Bir ilişkide şanslı görülen biri varsa karşı tarafa layık görülmüyor demektir. Burak Özçivit’i büyük bir lütuf olarak algılıyorlar, gizli kıskançlık, özenti gibi nedenlerden. Erkelerde böyle bir şey yok mesela ‘Kenan İmirzalıoğlu turnayı gözünden vurdu Sinem Kobal’la evlendi’ demezler, ama Sinem Kobal için diyorlar.
- Tarkan ve eşi Pınar Dilek’in evliliğini çok eleştirdiler. Tarkan’dan ünlü bir mankenle, ya da oyuncuyla evlenmesini bekledikleri için mi kabullenemediler bu evliliği?

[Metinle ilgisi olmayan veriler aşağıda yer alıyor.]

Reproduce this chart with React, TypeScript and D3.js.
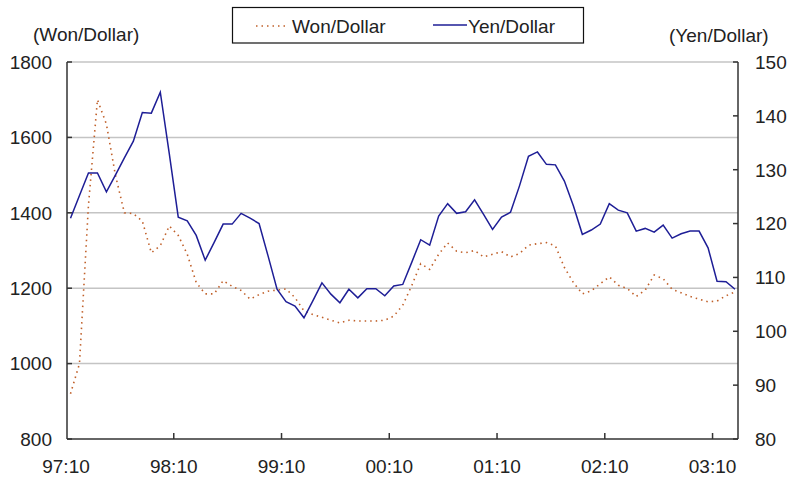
import React from "react";
import * as d3 from "d3";

// monthly data, 1997:10 onwards
const wonDollar = [
  920, 1000, 1420, 1700, 1635, 1500, 1400, 1398, 1378, 1294,
  1313, 1365, 1340, 1290, 1215, 1185, 1185, 1220, 1205, 1194,
  1171, 1183, 1192, 1195, 1198, 1175, 1140, 1130, 1123, 1115,
  1108, 1115, 1113, 1113, 1113, 1115, 1126, 1155, 1207, 1265,
  1250, 1290, 1320, 1298, 1294, 1300, 1283, 1290, 1297, 1283,
  1292, 1314, 1318, 1321, 1312, 1255, 1215, 1185, 1193, 1212,
  1230, 1208, 1199, 1178, 1195, 1235, 1225, 1197, 1188, 1178,
  1171, 1164, 1166, 1180, 1190,
];

const yenDollar = [
  121.0, 125.2, 129.4, 129.4, 125.9, 129.0, 132.2, 135.3, 140.6, 140.5,
  144.4, 133.0, 121.2, 120.5, 117.8, 113.2, 116.5, 119.9, 119.9, 121.9,
  121.0, 120.0, 114.0, 107.8, 105.5, 104.7, 102.5, 105.7, 109.0, 106.9,
  105.3, 107.8, 106.2, 107.9, 107.9, 106.6, 108.4, 108.7, 112.8, 117.0,
  116.0, 121.4, 123.7, 121.9, 122.2, 124.4, 121.7, 118.9, 121.2, 122.1,
  127.0, 132.5, 133.3, 131.0, 130.9, 127.9, 123.3, 118.0, 118.8, 119.9,
  123.7, 122.5, 122.0, 118.6, 119.1, 118.4, 119.7, 117.3, 118.1, 118.6,
  118.6, 115.5, 109.3, 109.2, 107.8,
];

const xTickLabels = ["97:10", "98:10", "99:10", "00:10", "01:10", "02:10", "03:10"];
const leftTicks = [800, 1000, 1200, 1400, 1600, 1800];
const rightTicks = [80, 90, 100, 110, 120, 130, 140, 150];

const WIDTH = 788;
const HEIGHT = 481;
const left = 67;
const right = 738;
const top = 62;
const bottom = 439;

const font = "'Liberation Sans', Arial, sans-serif";
const wonColor = "#c0602a";
const yenColor = "#1e1e96";

export default function App() {
  const n = wonDollar.length;
  const x = d3.scaleLinear().domain([0, n - 1]).range([70.5, 735]);
  const step = x(1) - x(0);
  const yL = d3.scaleLinear().domain([800, 1800]).range([bottom, top]);
  const yR = d3.scaleLinear().domain([80, 150]).range([bottom, top]);

  const wonLine = d3
    .line<number>()
    .x((_, i) => x(i))
    .y((d) => yL(d));
  const yenLine = d3
    .line<number>()
    .x((_, i) => x(i))
    .y((d) => yR(d));

  return (
    <svg
      width={WIDTH}
      height={HEIGHT}
      style={{ position: "absolute", left: 0, top: 0, background: "#fff" }}
      fontFamily={font}
    >
      {/* gridlines */}
      {leftTicks
        .filter((t) => t > 800)
        .map((t) => (
          <line
            key={"g" + t}
            x1={left}
            x2={right}
            y1={yL(t)}
            y2={yL(t)}
            stroke="#c4c4c4"
            strokeWidth={1.5}
          />
        ))}

      {/* series */}
      <path
        d={wonLine(wonDollar) || ""}
        fill="none"
        stroke={wonColor}
        strokeWidth={1.6}
        strokeDasharray="1.5 4"
      />
      <path d={yenLine(yenDollar) || ""} fill="none" stroke={yenColor} strokeWidth={1.5} />

      {/* axes */}
      <line x1={left} x2={left} y1={top} y2={bottom} stroke="#333" strokeWidth={1.5} />
      <line x1={right} x2={right} y1={top} y2={bottom} stroke="#333" strokeWidth={1.5} />
      <line x1={left} x2={right} y1={bottom} y2={bottom} stroke="#333" strokeWidth={1.5} />

      {leftTicks.map((t) => (
        <g key={"l" + t}>
          <line x1={left} x2={left + 5} y1={yL(t)} y2={yL(t)} stroke="#333" strokeWidth={1.5} />
          <text x={52} y={yL(t)} dy="0.36em" textAnchor="end" fontSize={19} fill="#222">
            {t}
          </text>
        </g>
      ))}
      {rightTicks.map((t) => (
        <g key={"r" + t}>
          <line x1={right - 5} x2={right} y1={yR(t)} y2={yR(t)} stroke="#333" strokeWidth={1.5} />
          <text x={755} y={yR(t)} dy="0.36em" textAnchor="start" fontSize={19} fill="#222">
            {t}
          </text>
        </g>
      ))}
      {xTickLabels.map((lab, k) => {
        const xp = x(k * 12) - step / 2;
        return (
          <g key={lab}>
            {k > 0 && (
              <line x1={xp} x2={xp} y1={bottom - 6} y2={bottom} stroke="#333" strokeWidth={1.5} />
            )}
            <text x={xp} y={473} textAnchor="middle" fontSize={19} fill="#222">
              {lab}
            </text>
          </g>
        );
      })}

      {/* axis titles */}
      <text x={33} y={41} fontSize={19} fill="#222">
        (Won/Dollar)
      </text>
      <text x={669} y={42} fontSize={19} fill="#222">
        (Yen/Dollar)
      </text>

      {/* legend */}
      <rect x={232.5} y={7.5} width={351} height={35.5} fill="#fff" stroke="#111" strokeWidth={1.2} />
      <line
        x1={256}
        x2={288}
        y1={26}
        y2={26}
        stroke={wonColor}
        strokeWidth={1.6}
        strokeDasharray="1.5 4"
      />
      <text x={292} y={33} fontSize={19} fill="#222">
        Won/Dollar
      </text>
      <line x1={433} x2={467} y1={25} y2={25} stroke={yenColor} strokeWidth={1.5} />
      <text x={468} y={33} fontSize={19} fill="#222">
        Yen/Dollar
      </text>
    </svg>
  );
}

Pınar Dilek, Tarkan için ideal bir eş çünkü Tarkan’ı olduğu gibi benimsemiş ve kişiliği itibariyle egolarından arınmış. Tarkan gibi duygusal, mütevazı bir insan için kendi gibi mütevazı, vitrinden arınmış, kendini gösterme çabası olmayan, tamamen kendi sistemi içerisinde yaşayan bir insan. Aslında ben Pınar Dilek’e baktığımda Tarkan’ı gördüm. Bence Tarkan’ı ancak böyle bir karakter kendine bağlayıp, aşık edebilir. Düşünsenize Tarkan ‘Ankara’nın Bağları’ çalarken oynadı eşiyle. Ben Tarkan’ın eşinde gelenekselliği ve kendiyle barışık olmayı gördüm.
- Son 2 yılda ünlüler de dahil evlilikler çok arttı. Neden?
Evlilik sanatçılara prim kazandırmaya başladı. Çünkü evlilik bir otoritedir, bir kutsiyettir. Kadın evlendiğinde kutsiyet kazanıyor. Bekar kadına nöbet yazılır ama evli kadına yazılmaz mesela. Orada bile kadının evliliği kadına statü kazandırıyor. O nedenle sadece sanatçılarda ya da medyada değil, en alt kademede bile artık popüler. İnsanlar akın akın evleniyorlar.
- Evliliği yürütmek için bir formül var mı sizce?
Benim ‘5S 1İ’ formülüm var. Sevgi, saygı, sadakat, sohbet, seks ve ilgi… Bu 6 dinamik olduğu sürece evlilikte sorunlar olsa da başa çıkılabilir.